- Artist: Frida Kahlo
- Year: 1939
- Type: Oil on metal
- Dimensions: 25 cm × 30.5 cm (9.8 in × 12.0 in)
- Owner: Jon and Mary Shirley^{[citation needed]}

= Two Nudes in a Forest =

1939 painting by Frida Kahlo

Two Nudes in a Forest is an oil painting by Mexican painter Frida Kahlo that was completed in 1939. It is also referred to as The Earth, Two Nudes in the Wood, or My Nurse and I. The painting was given to a close woman companion of Kahlo's, who some believe to be actress Dolores del Río. The two women in the painting also appear in Kahlo's 1938 painting What the Water Gave Me, and her spider monkey, which views the couple from the forest, also appears in Kahlo's 1937 Fulang-Chang and I.
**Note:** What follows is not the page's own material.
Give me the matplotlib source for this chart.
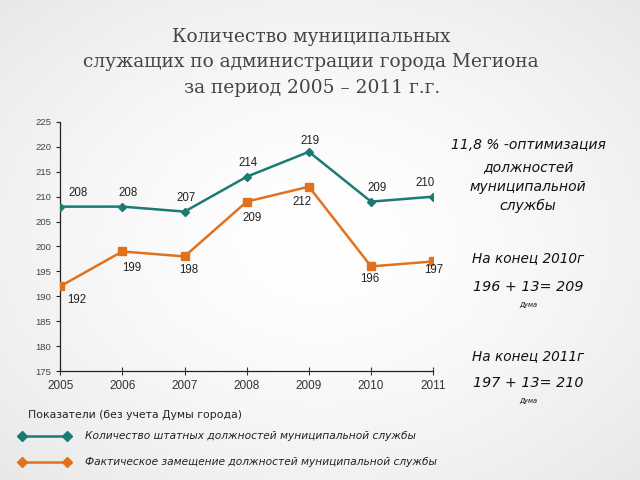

In May 2016 the painting was sold for $8 million at the Christie's auction in New York.

== Interpretations ==
The two naked women in the painting, one dark-skinned and one light-skinned, are viewed as representations of Kahlo's ethnic identity as connected to her indigenous roots, but also her European ancestry, something that is also explored in The Two Fridas. The painting also brings attention to Kahlo's bisexuality, something she expressed openly in her paintings, as in Self-Portrait with Cropped Hair, and in her sexual affairs.